Interview with Charles Diggs
QUESTION 5
INTERVIEWER:

WOULD YOU TALK TO US ABOUT GETTING INVOLVED IN THE TILL CASE BECAUSE YOU FIRST OF ALL THOUGHT OF YOURSELF AS BEING A CONGRESSMAN AT LARGE FOR THE BLACK COMMUNITY, FOR BLACK AMERICANS, AND ALSO BECAUSE YOU THOUGHT THAT BEING THERE AS A REPRESENTATIVE OF CONGRESS MIGHT BE ABLE TO INSURE A BETTER UH, MORE HONEST MORE FAIR TRIAL. CAN YOU TALK ABOUT THAT AND OTHER THINGS THAT GOT YOU INVOLVED IN THE TILL CASE?

Charles Diggs:

Well, when I read about the Till eh the Emmett Till case er involving this young boy that had been fished out of the Tallahatchie River um all er mutilated er because he as I understood it dared to talk back to er white people er down in that community, I became immediately er interested uh first of all because it was Mississippi uh and which was the uh, the bottom line for the arch segregationists in the United States. Uh, and secondly, uh again, it was the home state of my, my parent, my father, my, and my grandfather and all the people on the Diggs side of the family. And, uh, and thirdly, I thought that, um, being a member of Congress uh, and being a pioneer member of Congress, uh that uh, uh, I had a, I had a special um, security kind of uh, of dimension there that uh, could serve the purpose well.

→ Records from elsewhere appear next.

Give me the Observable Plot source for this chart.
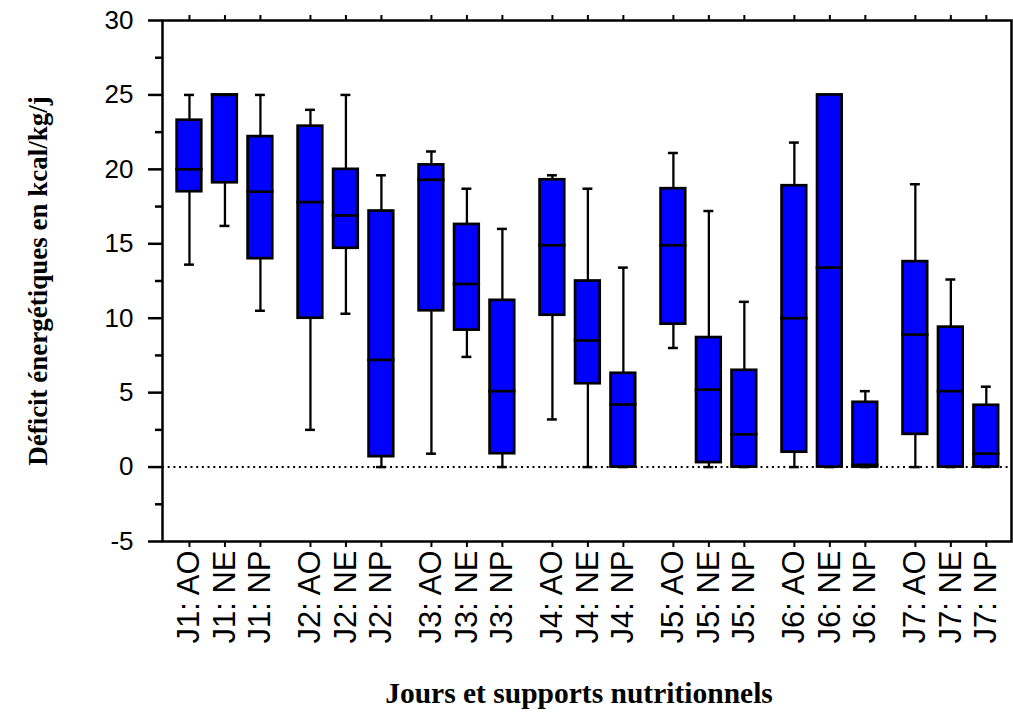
<!DOCTYPE html>
<html>
<head>
<meta charset="utf-8">
<script src="https://cdn.jsdelivr.net/npm/d3@7"></script>
<script src="https://cdn.jsdelivr.net/npm/@observablehq/plot@0.6"></script>
<style>
  body { margin: 0; background: #fff; }
</style>
</head>
<body>
<div id="chart"></div>
<script>
// ---- Data ----
const days = ["J1", "J2", "J3", "J4", "J5", "J6", "J7"];
const supports = ["AO", "NE", "NP"];
const whiskerLow  = [13.6, 16.2, 10.5,  2.5, 10.3,  0.0,  0.9,  7.4,  0.0,  3.2,  0.0,  0.0,  8.0,  0.0,  0.0,  0.0,  0.0,  0.0,  0.0,  0.0,  0.0];
const q1          = [18.5, 19.1, 14.0, 10.0, 14.7,  0.7, 10.5,  9.2,  0.9, 10.2,  5.6,  0.0,  9.6,  0.3,  0.0,  1.0,  0.0,  0.0,  2.2,  0.0,  0.0];
const median      = [20.0, 25.0, 18.5, 17.8, 16.9,  7.2, 19.3, 12.3,  5.1, 14.9,  8.5,  4.2, 14.9,  5.2,  2.2, 10.0, 13.4, 0.15,  8.9,  5.1,  0.9];
const q3          = [23.3, 25.0, 22.2, 22.9, 20.0, 17.2, 20.3, 16.3, 11.2, 19.3, 12.5,  6.3, 18.7,  8.7,  6.5, 18.9, 25.0, 4.35, 13.8,  9.4, 4.15];
const whiskerHigh = [25.0, 25.0, 25.0, 24.0, 25.0, 19.6, 21.2, 18.7, 16.0, 19.6, 18.7, 13.4, 21.1, 17.2, 11.1, 21.8, 25.0,  5.1, 19.0, 12.6,  5.4];
const yTicks = [-5, 0, 5, 10, 15, 20, 25, 30];
const yMinorTicks = [-2.5, 2.5, 7.5, 12.5, 17.5, 22.5, 27.5];
const yTitle = "Déficit énergétiques en kcal/kg/j";
const xTitle = "Jours et supports nutritionnels";

// ---- Layout helpers ----
const groupGap = 0.41; // extra space between day groups, in slot units
const rows = [];
days.forEach((d, di) => supports.forEach((s, si) => {
  const i = di * supports.length + si;
  rows.push({
    label: `${d}: ${s}`,
    pos: di * (supports.length + groupGap) + si,
    lo: whiskerLow[i], q1: q1[i], med: median[i], q3: q3[i], hi: whiskerHigh[i]
  });
}));
const positions = rows.map(r => r.pos);
const labelOf = new Map(rows.map(r => [r.pos, r.label]));

const boxHalf = 0.347, medHalf = 0.385, capHalf = 0.14;
const sans = "'Liberation Sans', Arial, Helvetica, sans-serif";
const serif = "'Liberation Serif', 'Times New Roman', serif";

const chart = Plot.plot({
  width: 1013,
  height: 712,
  marginLeft: 162,
  marginRight: 2,
  marginTop: 20,
  marginBottom: 171,
  x: {type: "linear", domain: [-0.76, 23.17]},
  y: {domain: [-5, 30]},
  style: {fontFamily: sans, color: "black", background: "white"},
  marks: [
    Plot.ruleY([0], {stroke: "black", strokeWidth: 2, strokeDasharray: "2,3.7"}),
    // whiskers
    Plot.ruleX(rows, {x: "pos", y1: "lo", y2: "hi", stroke: "black", strokeWidth: 2.3}),
    Plot.ruleY(rows, {y: "hi", x1: d => d.pos - capHalf, x2: d => d.pos + capHalf, stroke: "black", strokeWidth: 2.5}),
    Plot.ruleY(rows, {y: "lo", x1: d => d.pos - capHalf, x2: d => d.pos + capHalf, stroke: "black", strokeWidth: 2.5}),
    // boxes
    Plot.rect(rows, {x1: d => d.pos - boxHalf, x2: d => d.pos + boxHalf, y1: "q1", y2: "q3", fill: "#0000ff", stroke: "black", strokeWidth: 2.7}),
    // medians
    Plot.ruleY(rows, {y: "med", x1: d => d.pos - medHalf, x2: d => d.pos + medHalf, stroke: "black", strokeWidth: 2.7}),
    Plot.frame({stroke: "black", strokeWidth: 2.5}),
    // y axis
    Plot.axisY(yTicks, {tickSize: 14, tickPadding: 15, tickFormat: d => String(d), fontSize: 26, strokeWidth: 2.5, label: null}),
    Plot.axisY(yMinorTicks, {tickSize: 7, tickFormat: () => "", strokeWidth: 2.5, label: null}),
    // x axes
    Plot.axisX(positions, {anchor: "top", tickSize: 6, tickFormat: () => "", strokeWidth: 2, label: null}),
    Plot.axisX(positions, {anchor: "bottom", tickSize: 6, tickPadding: 3, tickRotate: -90, tickFormat: p => labelOf.get(p), fontSize: 31, strokeWidth: 2, label: null}),
    // titles
    Plot.text([yTitle], {text: d => d, frameAnchor: "left", textAnchor: "middle", dx: -124, rotate: -90, fontSize: 27, fontWeight: "bold", fontFamily: serif, fill: "black"}),
    Plot.text([xTitle], {text: d => d, frameAnchor: "bottom", textAnchor: "middle", dx: -8, dy: 161, fontSize: 29.5, fontWeight: "bold", fontFamily: serif, fill: "black"})
  ]
});
// make sure the axis tick labels have the reference's size
d3.select(chart).selectAll('g[aria-label="y-axis tick label"]').attr("font-size", 26).selectAll("text").attr("font-size", 26);
d3.select(chart).selectAll('g[aria-label="x-axis tick label"]').attr("font-size", 31).selectAll("text").attr("font-size", 31);
document.getElementById("chart").appendChild(chart);
</script>
</body>
</html>
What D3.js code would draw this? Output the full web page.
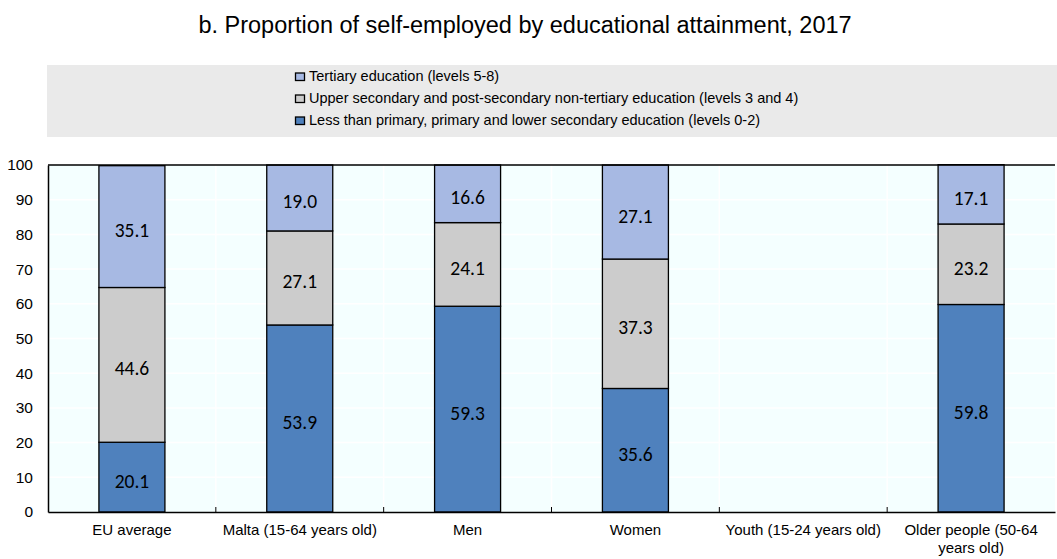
<!DOCTYPE html>
<html>
<head>
<meta charset="utf-8">
<script src="https://cdn.jsdelivr.net/npm/d3@7"></script>
<style>
  body { margin: 0; background: #fff; }
  svg { display: block; }
</style>
</head>
<body>
<svg id="chart" width="1057" height="559"></svg>
<script>
// data
const categories = ['EU average', 'Malta (15-64 years old)', 'Men', 'Women', 'Youth (15-24 years old)', 'Older people (50-64 years old)'];
const lowerSec = [20.1, 53.9, 59.3, 35.6, null, 59.8];
const upperSec = [44.6, 27.1, 24.1, 37.3, null, 23.2];
const tertiary = [35.1, 19.0, 16.6, 27.1, null, 17.1];
const seriesNames = [
    'Less than primary, primary and lower secondary education (levels 0-2)',
    'Upper secondary and post-secondary non-tertiary education (levels 3 and 4)',
    'Tertiary education (levels 5-8)'
];
const seriesColors = ['#4F81BD', '#CCCCCC', '#A7B9E3'];
const yTicks = [0, 10, 20, 30, 40, 50, 60, 70, 80, 90, 100];

const svg = d3.select('#chart');
const margin = { top: 165, right: 2, bottom: 47, left: 48 };
const width = 1057 - margin.left - margin.right;
const height = 559 - margin.top - margin.bottom;
const font = 'Liberation Sans, Arial, sans-serif';

// ----- Title
svg.append('text')
    .attr('x', 525)
    .attr('y', 33)
    .attr('text-anchor', 'middle')
    .style('font-family', font)
    .style('font-size', '23.5px')
    .text('b. Proportion of self-employed by educational attainment, 2017');

// ----- Legend
svg.append('rect')
    .attr('x', 47).attr('y', 65)
    .attr('width', 1057 - 47).attr('height', 72)
    .attr('fill', '#EAEAEA');

const legendItems = [2, 1, 0];
const legend = svg.append('g').attr('transform', 'translate(295,81)');
legendItems.forEach((s, i) => {
    const row = legend.append('g').attr('transform', `translate(0,${i * 22})`);
    row.append('rect')
        .attr('x', 0.5).attr('y', -8)
        .attr('width', 9).attr('height', 7.5)
        .attr('fill', seriesColors[s])
        .attr('stroke', '#000').attr('stroke-width', 1.3);
    row.append('text')
        .attr('x', 14).attr('y', 0)
        .style('font-family', font)
        .style('font-size', '14.5px')
        .text(seriesNames[s]);
});

// ----- Plot
const g = svg.append('g').attr('transform', `translate(${margin.left},${margin.top})`);

const x = d3.scaleBand().domain(categories).range([0, width]).paddingInner(0).paddingOuter(0);
const y = d3.scaleLinear().domain([0, 100]).range([height, 0]);

g.append('rect')
    .attr('width', width).attr('height', height)
    .attr('fill', '#F4FFFF');

// white gridlines
g.selectAll('line.hgrid')
    .data(yTicks.slice(1, -1))
    .join('line')
    .attr('x1', 0).attr('x2', width)
    .attr('y1', d => y(d)).attr('y2', d => y(d))
    .attr('stroke', '#fff').attr('stroke-width', 1.5);

g.selectAll('line.vgrid')
    .data(categories.slice(1))
    .join('line')
    .attr('x1', d => x(d)).attr('x2', d => x(d))
    .attr('y1', 0).attr('y2', height)
    .attr('stroke', '#fff').attr('stroke-width', 1.5);

// stacked bars
const rows = categories.map((c, i) => ({ cat: c, s0: lowerSec[i], s1: upperSec[i], s2: tertiary[i] }));
const stack = d3.stack().keys(['s0', 's1', 's2']).value((d, k) => d[k] || 0);
const stacked = stack(rows);

const barW = 66;
const barX = d => x(d.data.cat) + x.bandwidth() / 2 - barW / 2;

stacked.forEach((layer, si) => {
    const lg = g.append('g');
    const segs = layer.filter(d => d.data['s' + si] != null);
    lg.selectAll('rect')
        .data(segs)
        .join('rect')
        .attr('x', barX)
        .attr('y', d => y(d[1]))
        .attr('width', barW)
        .attr('height', d => y(d[0]) - y(d[1]))
        .attr('fill', seriesColors[si])
        .attr('stroke', '#000')
        .attr('stroke-width', 1.3);
    lg.selectAll('text')
        .data(segs)
        .join('text')
        .attr('x', d => x(d.data.cat) + x.bandwidth() / 2)
        .attr('y', d => y((d[0] + d[1]) / 2) + 10.5)
        .attr('text-anchor', 'middle')
        .style('font-family', 'Carlito, Calibri, Noto Sans, sans-serif')
        .style('font-size', '19.5px')
        .attr('fill', '#000')
        .text(d => d.data['s' + si].toFixed(1));
});

// top frame line
g.append('line').attr('x1', 0).attr('x2', width).attr('y1', 0).attr('y2', 0)
    .attr('stroke', '#000').attr('stroke-width', 1.5);

const yAxis = g.append('g')
    .call(d3.axisLeft(y).tickValues(yTicks).tickSize(0).tickPadding(15));
yAxis.select('.domain').attr('stroke', '#000').attr('stroke-width', 1.5);
yAxis.selectAll('text')
    .style('font-family', font)
    .style('font-size', '15.5px')
    .attr('fill', '#000');

const xAxis = g.append('g').attr('transform', `translate(0,${height})`)
    .call(d3.axisBottom(x).tickSize(0).tickPadding(12));
xAxis.select('.domain').attr('stroke', '#000').attr('stroke-width', 1.5);
xAxis.selectAll('text')
    .style('font-family', font)
    .style('font-size', '15px')
    .attr('fill', '#000')
    .each(function (d) {
        if (d.startsWith('Older')) {
            const t = d3.select(this).text(null);
            t.append('tspan').attr('x', 0).attr('dy', '0.71em').text('Older people (50-64');
            t.append('tspan').attr('x', 0).attr('dy', '1.2em').text('years old)');
            t.attr('dy', null);
        }
    });

// tick marks between categories, pointing up
g.selectAll('line.xtick')
    .data(categories.slice(1))
    .join('line')
    .attr('x1', d => x(d)).attr('x2', d => x(d))
    .attr('y1', height).attr('y2', height - 5)
    .attr('stroke', '#000').attr('stroke-width', 1);
</script>
</body>
</html>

And be a uh, a witness to the uh, execution of uh, or the prosecution of a case of this type and be able to uh speak first hand about it all over the country and back in Congress. Uh, hopefully, um with an enhancement that would uh, uh, be uh, in back of laws that uh, would uh correct the system and, and give inspiration to, to other interested parties all over the country.